Tuesday 18 May 2010

Great Holiday Moments

The 1970s and early 1980s were filled with high-octane family holiday fun, as this short movie clip shows. As ever, no expense has been spared in the shooting and editing of this film.

Adapted from the illustration on p.209 of Small Town England (the bit just after the chapter on 50cc motorbikes).

Language Lessons from 1978

This highly educational short film was sort-of adapted from one of the chapters in Small Town England - set in France in 1978 - which in turn was inspired by the crazy genius of Le Français d'Aujourd 'hui, the legendary text that introduced French to a generation of 70s schoolkids (and helped to get me to a D in 'O' Level French).

(original Bertillon pics © F Chalaud)

Thursday 13 May 2010

Maier, Vogts, Schwarzenbeck, Beckenbauer, Breitner, Bonhof, Hoeness, Overath, Grabowski, Müller, Hölzenbein


Maier, Vogts, Schwarzenbeck, Beckenbauer, Breitner, Bonhof, Hoeness, Overath, Grabowski, Müller, Hölzenbein

Why is it that I can remember the West German team in the 1974 World Cup Final - even though I only watched the last fifteen or twenty minutes because we were all too nervous and so instead played the final outside on the front field and in this case Scotland had got to the final to play Holland so there would be no moral losers in this parallel universe. And when we scored a goal we would do an impression of the player who scored, so Denis Law would stop to chat about his time in Italy with Turin and hanging out with Enzo Bearzot, or Peter Lorimer would mutter some garbled Yorskhire/Scottish “you knows” when faced with the invisible microphone – yet I can’t remember what happened last year, or last week? Or even yesterday? For instance, what were the names of those people I met at that party? Actually, it wasn’t a party (see, I can’t even remember that properly) it was in the school playground and they were parents of my one of my son’s friends. I instinctively said “party” because this book is probably going to end up in the memoir section of the bookshop and I’m thinking that I might need to make my life more interesting than it actually is.

Stoke Newington Literary Festival

I'm doing a spot at the Stoke Newington Literary Festival next month, talking about one of my favourite subjects...
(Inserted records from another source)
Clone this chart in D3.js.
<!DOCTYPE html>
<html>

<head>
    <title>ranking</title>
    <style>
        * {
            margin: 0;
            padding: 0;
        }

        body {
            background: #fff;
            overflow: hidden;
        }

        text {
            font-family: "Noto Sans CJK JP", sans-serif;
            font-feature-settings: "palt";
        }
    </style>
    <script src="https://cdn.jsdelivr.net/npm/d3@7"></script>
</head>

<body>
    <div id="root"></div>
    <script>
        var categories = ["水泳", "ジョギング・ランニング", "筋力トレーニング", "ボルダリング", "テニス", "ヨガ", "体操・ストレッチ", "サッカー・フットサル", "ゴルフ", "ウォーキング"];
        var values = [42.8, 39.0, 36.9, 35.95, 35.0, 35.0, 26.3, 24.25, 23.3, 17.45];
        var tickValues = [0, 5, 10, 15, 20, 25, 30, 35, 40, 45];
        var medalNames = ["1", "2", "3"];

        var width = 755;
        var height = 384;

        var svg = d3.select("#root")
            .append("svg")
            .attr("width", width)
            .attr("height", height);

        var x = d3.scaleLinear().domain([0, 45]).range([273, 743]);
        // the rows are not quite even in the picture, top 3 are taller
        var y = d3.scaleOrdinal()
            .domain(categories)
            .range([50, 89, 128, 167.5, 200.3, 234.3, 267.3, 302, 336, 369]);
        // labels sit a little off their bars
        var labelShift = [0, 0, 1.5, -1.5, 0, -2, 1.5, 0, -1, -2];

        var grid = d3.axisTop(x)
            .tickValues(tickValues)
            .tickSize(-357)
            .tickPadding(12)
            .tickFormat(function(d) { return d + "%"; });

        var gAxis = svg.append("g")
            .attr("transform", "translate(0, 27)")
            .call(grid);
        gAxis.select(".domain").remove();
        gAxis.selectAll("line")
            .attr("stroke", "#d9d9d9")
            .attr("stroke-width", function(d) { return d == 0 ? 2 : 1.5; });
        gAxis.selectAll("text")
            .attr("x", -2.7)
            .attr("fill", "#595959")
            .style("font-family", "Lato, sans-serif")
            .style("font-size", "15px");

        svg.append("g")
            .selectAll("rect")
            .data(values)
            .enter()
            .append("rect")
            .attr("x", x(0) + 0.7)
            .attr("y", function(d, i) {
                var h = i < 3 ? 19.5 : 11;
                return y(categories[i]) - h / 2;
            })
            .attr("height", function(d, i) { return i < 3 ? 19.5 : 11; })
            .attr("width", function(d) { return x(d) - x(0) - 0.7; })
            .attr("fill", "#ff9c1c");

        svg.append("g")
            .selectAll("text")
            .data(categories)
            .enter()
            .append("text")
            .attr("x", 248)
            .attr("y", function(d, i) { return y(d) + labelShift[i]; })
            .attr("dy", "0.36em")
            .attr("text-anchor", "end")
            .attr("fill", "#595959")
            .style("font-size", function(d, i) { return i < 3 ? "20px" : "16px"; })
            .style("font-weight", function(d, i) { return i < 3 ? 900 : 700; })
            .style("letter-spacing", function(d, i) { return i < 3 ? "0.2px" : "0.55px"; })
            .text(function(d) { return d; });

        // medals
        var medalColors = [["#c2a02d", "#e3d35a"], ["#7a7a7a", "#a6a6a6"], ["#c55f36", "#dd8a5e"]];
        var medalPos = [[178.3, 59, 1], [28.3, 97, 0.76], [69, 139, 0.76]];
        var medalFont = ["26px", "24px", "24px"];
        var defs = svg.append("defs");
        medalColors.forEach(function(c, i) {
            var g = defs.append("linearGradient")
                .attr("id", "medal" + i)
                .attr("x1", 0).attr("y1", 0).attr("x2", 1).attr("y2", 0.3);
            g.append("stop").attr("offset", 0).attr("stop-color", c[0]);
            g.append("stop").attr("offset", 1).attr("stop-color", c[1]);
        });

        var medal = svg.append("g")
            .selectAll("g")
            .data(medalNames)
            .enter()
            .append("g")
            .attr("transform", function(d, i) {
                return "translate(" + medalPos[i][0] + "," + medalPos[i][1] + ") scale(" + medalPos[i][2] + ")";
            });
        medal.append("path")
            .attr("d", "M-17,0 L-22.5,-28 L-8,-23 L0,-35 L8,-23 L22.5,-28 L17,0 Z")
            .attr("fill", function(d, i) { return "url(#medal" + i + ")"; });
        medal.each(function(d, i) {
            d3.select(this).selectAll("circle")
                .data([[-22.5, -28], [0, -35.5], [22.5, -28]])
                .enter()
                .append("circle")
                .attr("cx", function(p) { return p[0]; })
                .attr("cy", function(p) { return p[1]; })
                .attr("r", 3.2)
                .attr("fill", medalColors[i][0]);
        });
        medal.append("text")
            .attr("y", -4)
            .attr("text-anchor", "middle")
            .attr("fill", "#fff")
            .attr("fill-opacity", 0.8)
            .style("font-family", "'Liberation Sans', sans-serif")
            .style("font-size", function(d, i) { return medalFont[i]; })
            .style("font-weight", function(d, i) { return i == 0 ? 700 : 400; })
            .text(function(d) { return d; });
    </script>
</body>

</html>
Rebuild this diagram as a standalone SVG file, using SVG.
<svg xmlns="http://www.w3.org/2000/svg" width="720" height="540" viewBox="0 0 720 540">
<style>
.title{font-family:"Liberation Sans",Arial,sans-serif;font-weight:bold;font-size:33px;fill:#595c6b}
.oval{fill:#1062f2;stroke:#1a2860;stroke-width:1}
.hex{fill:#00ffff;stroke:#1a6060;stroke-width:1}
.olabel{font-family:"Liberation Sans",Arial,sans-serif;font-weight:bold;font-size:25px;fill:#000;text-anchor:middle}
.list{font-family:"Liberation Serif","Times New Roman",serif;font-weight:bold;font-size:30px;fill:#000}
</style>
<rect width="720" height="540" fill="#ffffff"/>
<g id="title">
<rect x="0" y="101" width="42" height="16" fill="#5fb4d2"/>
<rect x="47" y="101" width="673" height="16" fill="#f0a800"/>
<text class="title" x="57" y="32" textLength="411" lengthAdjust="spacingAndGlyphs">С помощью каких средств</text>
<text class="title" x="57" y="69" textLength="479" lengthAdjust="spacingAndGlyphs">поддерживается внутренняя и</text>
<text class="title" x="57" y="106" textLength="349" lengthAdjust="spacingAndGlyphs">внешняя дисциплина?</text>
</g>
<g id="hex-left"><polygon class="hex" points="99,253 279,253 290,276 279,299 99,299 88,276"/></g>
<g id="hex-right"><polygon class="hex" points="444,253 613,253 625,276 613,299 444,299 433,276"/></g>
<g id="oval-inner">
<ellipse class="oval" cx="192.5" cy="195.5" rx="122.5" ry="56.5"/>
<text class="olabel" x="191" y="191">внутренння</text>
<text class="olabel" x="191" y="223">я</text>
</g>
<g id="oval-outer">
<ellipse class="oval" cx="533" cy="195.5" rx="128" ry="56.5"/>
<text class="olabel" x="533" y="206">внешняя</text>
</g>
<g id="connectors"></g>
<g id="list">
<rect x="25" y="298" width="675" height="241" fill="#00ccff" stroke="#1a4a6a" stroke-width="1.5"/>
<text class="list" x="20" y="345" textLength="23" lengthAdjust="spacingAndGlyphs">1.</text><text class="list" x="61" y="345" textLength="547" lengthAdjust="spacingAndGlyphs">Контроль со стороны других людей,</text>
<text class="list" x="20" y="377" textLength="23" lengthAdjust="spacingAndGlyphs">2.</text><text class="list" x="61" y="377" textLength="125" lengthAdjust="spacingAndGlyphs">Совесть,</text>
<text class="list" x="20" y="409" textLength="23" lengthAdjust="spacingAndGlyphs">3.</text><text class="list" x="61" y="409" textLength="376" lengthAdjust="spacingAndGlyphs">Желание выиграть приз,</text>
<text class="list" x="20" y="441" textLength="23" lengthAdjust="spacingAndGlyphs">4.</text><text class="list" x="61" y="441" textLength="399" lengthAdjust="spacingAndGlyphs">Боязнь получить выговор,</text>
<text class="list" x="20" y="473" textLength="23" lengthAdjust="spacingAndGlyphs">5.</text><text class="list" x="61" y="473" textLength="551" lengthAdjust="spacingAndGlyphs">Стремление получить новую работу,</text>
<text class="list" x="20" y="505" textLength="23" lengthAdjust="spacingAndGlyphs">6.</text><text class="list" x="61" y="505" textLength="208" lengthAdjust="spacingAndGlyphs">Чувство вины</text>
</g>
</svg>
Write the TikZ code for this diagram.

Stoke Newington Literary Festival

3:00 What’s so great about the Great British Pub? Pete Brown, Paul Ewen and Tim Bradford
The White Hart
£4 (with free beer)

Beer Writer of the Year Pete Brown hosts an event in his local, The White Hart, getting the beers in and talking to one-man ‘Campaign for Surreal Ale’ Paul Ewen, and local writer and chronicler of small town England Tim Bradford, about what makes the pub such a unique and enduring cornerstone of British culture.

••••••

Hope some of you can make it. The other speakers look really intresting and I would probably have been going anyway. Elsewhere there are some really good authors - see http://www.stokenewingtonliteraryfestival.com/

Friday 16 April 2010

'Anticipation' (Delta 5) - 7 inch single


The kids dance funky style then wiggle their hips, jerking their arms about like little robots. Then when the vocals start they both look at each other with pained expressions and start laughing.

10 year old: That was good until they started singing.

7 year old: Why are they singing like that?

They continue to look troubled as the jerky chorus comes in, then start laughing again. 10 year old starts to tell me about The Little Mermaid, the Disney film, and they both start to do some sort of fishy dance. It's the two bass sound that they like, though can't quite explain it. 10 year old starts a robobtic, hippy jive but looks concerned.

"What's up?"

“It’s pretty rubbish”.

“Why are you dancing, then?”

“Because it’s funky,”

Friday 2 April 2010

The Allan 'Sniffer' Clarke/Mark E Smith Phenomenon


England It is a truth universally acknowledged, that Allan 'Sniffer' Clarke was the only Leeds United forward of the 1970s to look like a member of The Fall. Or, more specifically, Mark E. Smith. (Scottish winger Arthur Graham did look a bit like Brix Smith. And, of course, Paul Madeley and Marc Riley look like twins)

Monday 15 March 2010

My Legendarily Crap Bowie Trousers


In 1981 I bought these crap Bowie trousers through a mail order advert in NME. They were really bad for cycling - you had to double clip them to stop them getting caught in the bike chain. They also had strange powers. Whenever I wore them out - to a pub or a disco - certain older heavy rocker lads would become angry. I never worked out whether this was because I looked like a controversialist twat who they wanted to punch or that they thought I was compromising the memory of the Thin White Duke.

In 1982 I passed these on to my best mate to let him get hit and bought a pair of Deutsch-Amerikanische Freundschaft black leather trousers from the same mail order company. Strangely, these caused far less of a stir with the rockers, possibly because Whitesnake's David Coverdale sometimes wore leather trousers.